**Short problem:** Retype nothing but the lines from the start of the material up to and including the line with "from bokeh.resources import INLINE". Pictures don't belong in the copy.

**Given data:**
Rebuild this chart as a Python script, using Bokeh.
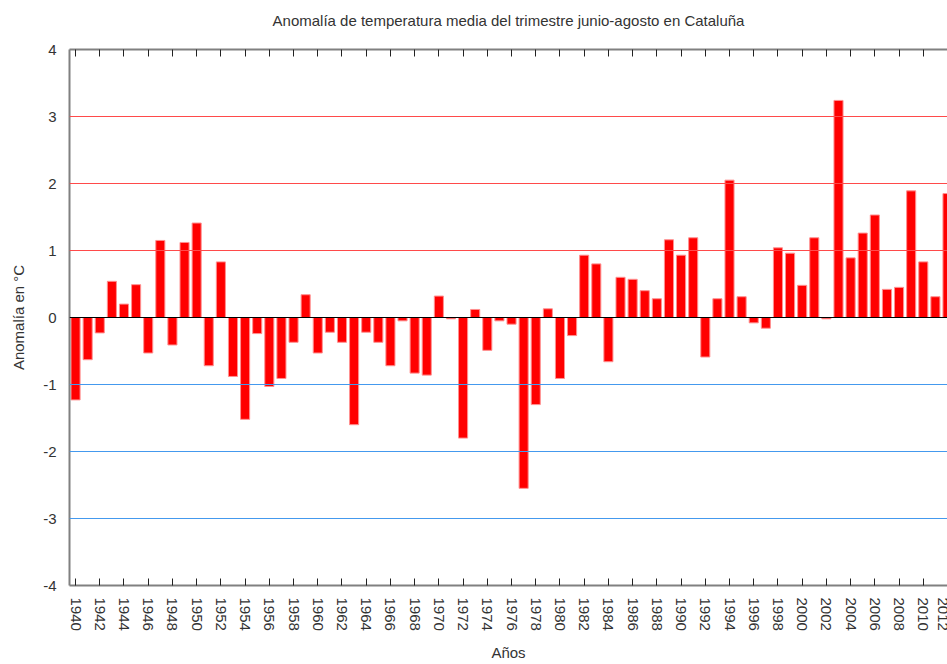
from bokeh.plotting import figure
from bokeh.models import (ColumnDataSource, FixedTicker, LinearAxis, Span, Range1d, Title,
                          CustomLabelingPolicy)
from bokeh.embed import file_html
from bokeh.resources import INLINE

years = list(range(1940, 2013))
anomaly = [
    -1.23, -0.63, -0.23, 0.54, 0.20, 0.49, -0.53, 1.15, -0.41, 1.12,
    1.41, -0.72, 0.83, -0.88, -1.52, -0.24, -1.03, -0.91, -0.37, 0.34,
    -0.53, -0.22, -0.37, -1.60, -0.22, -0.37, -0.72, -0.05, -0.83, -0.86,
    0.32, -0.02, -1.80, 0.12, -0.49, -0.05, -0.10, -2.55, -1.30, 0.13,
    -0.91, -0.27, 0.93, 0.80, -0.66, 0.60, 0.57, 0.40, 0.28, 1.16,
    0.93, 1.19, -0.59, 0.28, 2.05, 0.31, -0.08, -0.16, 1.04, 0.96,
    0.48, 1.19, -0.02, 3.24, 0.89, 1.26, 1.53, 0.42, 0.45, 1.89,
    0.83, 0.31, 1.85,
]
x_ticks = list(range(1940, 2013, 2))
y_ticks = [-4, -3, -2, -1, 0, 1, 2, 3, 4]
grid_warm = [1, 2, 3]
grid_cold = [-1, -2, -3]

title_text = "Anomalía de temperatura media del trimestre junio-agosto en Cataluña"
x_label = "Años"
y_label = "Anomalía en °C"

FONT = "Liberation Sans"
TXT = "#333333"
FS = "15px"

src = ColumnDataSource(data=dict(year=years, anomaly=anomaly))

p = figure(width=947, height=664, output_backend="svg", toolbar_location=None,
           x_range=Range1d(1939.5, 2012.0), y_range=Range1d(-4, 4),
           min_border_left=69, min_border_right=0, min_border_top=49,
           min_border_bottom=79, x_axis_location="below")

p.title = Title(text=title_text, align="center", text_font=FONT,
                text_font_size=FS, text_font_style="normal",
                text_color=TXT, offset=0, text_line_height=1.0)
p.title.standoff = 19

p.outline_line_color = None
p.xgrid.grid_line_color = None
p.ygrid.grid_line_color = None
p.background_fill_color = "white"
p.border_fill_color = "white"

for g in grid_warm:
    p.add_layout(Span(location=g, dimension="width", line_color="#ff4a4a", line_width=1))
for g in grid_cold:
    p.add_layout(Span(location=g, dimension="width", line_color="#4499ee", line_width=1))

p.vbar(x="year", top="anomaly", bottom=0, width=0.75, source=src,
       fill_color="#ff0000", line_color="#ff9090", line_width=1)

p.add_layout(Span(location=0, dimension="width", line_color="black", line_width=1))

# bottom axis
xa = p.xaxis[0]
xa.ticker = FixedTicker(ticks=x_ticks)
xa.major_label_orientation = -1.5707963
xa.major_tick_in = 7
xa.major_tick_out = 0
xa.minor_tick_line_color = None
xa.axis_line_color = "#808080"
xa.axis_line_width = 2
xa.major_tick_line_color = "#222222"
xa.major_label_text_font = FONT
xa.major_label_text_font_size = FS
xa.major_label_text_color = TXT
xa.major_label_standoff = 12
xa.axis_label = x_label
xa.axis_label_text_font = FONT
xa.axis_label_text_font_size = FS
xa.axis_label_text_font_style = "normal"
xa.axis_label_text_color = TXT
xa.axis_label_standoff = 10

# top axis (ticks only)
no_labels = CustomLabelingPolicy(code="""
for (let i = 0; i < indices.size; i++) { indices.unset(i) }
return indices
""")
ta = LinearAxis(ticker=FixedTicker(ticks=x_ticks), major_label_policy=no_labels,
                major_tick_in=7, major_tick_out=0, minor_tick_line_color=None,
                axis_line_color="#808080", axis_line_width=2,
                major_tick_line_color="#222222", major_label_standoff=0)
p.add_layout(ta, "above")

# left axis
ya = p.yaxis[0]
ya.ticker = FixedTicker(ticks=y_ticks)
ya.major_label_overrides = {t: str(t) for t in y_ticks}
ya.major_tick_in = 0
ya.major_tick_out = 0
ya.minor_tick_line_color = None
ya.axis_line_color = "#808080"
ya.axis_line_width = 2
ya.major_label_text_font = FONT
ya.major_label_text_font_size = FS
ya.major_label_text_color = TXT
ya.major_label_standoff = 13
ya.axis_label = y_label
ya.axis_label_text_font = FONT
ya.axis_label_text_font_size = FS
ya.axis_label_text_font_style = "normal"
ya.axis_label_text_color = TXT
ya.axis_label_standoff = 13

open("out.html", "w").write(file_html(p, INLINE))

**Written response:**
Rebuild this chart as a Python script, using Bokeh.
from bokeh.plotting import figure
from bokeh.models import (ColumnDataSource, FixedTicker, LinearAxis, Span, Range1d, Title,
                          CustomLabelingPolicy)
from bokeh.embed import file_html
from bokeh.resources import INLINE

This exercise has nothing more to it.